-- begin --

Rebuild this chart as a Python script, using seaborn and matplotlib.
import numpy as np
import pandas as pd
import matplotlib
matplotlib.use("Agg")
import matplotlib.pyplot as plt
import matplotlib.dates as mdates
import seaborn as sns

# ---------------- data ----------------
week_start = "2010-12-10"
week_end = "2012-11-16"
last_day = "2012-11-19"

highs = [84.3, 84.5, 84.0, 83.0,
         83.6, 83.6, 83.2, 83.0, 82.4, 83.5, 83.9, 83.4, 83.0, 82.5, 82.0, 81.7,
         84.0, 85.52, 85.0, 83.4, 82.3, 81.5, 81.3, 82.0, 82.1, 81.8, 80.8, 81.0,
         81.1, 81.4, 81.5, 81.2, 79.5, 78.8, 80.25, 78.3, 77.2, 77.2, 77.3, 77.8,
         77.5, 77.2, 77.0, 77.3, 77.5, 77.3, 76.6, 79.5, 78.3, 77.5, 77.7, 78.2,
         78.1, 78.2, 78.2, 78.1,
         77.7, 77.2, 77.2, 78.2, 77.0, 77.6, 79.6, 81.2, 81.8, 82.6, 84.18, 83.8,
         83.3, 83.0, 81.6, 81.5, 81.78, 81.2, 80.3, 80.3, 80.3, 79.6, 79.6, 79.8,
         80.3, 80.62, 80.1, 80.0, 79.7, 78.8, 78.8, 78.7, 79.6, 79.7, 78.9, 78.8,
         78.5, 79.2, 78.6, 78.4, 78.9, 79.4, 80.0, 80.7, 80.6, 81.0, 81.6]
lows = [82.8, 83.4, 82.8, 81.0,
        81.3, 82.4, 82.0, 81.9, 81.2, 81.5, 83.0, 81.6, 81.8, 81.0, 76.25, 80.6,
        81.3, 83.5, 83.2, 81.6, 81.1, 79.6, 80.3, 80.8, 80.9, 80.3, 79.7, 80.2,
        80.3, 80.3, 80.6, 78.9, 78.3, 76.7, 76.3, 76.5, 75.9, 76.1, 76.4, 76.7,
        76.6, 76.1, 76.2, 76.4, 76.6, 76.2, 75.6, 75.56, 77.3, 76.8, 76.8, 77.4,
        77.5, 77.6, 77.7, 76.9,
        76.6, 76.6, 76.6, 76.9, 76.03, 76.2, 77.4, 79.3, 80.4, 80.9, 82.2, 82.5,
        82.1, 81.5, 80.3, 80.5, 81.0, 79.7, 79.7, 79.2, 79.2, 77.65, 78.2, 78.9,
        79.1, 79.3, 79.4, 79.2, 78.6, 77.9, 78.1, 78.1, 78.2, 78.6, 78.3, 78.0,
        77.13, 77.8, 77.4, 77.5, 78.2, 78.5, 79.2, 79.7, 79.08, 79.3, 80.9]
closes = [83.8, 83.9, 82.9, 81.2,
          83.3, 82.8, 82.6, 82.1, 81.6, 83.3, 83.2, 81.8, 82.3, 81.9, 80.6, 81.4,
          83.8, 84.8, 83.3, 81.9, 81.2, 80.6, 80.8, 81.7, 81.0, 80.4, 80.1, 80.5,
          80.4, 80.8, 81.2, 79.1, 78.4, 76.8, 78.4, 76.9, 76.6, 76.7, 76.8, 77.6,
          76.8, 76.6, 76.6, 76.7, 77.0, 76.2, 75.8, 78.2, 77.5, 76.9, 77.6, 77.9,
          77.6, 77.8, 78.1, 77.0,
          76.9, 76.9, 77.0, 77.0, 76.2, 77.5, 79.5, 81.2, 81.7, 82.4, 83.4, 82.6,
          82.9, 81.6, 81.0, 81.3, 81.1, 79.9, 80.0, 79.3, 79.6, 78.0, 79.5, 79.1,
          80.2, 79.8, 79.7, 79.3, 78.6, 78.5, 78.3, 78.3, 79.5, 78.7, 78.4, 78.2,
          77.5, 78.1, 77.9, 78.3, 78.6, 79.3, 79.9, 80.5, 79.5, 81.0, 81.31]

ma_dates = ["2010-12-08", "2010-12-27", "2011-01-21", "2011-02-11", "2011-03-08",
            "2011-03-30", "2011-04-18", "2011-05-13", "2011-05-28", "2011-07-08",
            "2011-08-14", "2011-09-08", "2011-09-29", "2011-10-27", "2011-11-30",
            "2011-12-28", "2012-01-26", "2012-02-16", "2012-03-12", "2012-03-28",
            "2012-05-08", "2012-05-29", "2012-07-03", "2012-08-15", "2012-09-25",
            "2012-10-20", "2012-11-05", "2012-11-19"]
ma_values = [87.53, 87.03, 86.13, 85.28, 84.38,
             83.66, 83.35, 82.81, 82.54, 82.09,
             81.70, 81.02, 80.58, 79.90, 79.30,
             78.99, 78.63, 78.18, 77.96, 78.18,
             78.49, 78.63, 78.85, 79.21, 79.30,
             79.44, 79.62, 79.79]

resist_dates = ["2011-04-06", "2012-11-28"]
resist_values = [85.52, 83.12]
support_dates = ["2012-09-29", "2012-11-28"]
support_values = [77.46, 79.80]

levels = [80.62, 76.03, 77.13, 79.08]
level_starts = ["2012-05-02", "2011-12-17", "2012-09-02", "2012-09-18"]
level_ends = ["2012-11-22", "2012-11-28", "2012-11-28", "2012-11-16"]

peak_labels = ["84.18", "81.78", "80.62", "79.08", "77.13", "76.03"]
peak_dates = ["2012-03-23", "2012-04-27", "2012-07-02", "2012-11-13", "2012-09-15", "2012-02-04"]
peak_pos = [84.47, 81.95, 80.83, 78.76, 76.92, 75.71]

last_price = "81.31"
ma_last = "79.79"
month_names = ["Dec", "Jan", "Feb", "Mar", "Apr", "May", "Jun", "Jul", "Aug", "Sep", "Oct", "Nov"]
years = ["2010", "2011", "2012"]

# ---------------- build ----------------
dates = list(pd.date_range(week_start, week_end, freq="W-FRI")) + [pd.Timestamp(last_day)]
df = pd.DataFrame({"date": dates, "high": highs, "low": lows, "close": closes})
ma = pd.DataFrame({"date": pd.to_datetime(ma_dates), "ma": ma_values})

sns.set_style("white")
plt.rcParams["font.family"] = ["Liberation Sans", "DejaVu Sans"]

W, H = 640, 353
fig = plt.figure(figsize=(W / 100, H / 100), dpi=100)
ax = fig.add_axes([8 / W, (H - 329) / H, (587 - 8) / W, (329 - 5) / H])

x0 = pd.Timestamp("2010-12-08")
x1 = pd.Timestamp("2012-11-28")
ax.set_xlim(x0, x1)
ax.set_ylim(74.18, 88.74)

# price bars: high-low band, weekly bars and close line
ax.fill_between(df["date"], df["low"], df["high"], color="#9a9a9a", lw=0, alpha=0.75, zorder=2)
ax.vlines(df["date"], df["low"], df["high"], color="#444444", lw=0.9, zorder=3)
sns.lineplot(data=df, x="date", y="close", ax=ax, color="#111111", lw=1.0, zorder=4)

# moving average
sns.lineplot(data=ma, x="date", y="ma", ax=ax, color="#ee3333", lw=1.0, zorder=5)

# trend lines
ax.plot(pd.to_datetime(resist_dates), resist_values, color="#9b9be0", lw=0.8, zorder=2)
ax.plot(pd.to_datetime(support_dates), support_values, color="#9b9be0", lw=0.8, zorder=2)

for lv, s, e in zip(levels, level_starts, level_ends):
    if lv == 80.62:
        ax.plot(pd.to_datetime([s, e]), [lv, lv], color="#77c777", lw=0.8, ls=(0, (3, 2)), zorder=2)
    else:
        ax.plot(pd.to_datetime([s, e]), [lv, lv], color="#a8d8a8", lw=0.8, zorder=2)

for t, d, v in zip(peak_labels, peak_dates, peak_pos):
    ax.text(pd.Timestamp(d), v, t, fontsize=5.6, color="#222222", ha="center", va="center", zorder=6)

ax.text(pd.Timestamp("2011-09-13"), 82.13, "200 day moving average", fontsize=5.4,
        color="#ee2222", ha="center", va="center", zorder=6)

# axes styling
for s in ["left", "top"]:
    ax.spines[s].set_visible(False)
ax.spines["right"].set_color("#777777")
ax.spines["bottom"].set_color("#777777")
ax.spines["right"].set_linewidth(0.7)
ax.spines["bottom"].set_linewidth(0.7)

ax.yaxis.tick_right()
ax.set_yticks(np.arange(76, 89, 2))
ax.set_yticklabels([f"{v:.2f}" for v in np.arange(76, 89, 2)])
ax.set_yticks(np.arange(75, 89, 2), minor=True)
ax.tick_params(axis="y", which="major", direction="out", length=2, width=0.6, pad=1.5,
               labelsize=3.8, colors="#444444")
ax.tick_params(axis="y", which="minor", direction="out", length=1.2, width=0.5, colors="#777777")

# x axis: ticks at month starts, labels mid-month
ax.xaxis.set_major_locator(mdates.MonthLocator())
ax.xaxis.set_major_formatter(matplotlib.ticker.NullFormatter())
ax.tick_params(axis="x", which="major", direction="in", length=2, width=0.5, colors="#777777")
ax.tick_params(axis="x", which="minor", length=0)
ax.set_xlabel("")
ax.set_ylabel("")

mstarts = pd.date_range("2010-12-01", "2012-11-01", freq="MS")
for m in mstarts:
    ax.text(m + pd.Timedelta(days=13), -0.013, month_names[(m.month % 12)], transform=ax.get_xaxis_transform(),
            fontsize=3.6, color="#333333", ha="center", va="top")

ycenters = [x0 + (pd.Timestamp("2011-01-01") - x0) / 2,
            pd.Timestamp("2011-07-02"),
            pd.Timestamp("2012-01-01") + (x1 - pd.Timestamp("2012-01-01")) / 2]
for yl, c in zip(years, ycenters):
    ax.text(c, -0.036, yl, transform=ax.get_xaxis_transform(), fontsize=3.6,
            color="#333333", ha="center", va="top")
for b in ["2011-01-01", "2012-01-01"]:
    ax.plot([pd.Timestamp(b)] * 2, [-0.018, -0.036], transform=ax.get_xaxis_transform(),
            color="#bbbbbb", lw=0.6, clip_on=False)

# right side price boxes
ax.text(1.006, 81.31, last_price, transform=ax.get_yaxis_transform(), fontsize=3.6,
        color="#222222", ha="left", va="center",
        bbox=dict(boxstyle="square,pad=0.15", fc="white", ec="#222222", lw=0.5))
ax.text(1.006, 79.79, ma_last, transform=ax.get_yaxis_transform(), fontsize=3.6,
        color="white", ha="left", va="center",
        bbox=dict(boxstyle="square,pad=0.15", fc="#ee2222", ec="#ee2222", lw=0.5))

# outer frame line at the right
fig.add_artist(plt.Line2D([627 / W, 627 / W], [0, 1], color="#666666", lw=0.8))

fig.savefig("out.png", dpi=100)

-- end --

Work out how many lines of the material above contain the word "matplotlib", then give only that figure.

6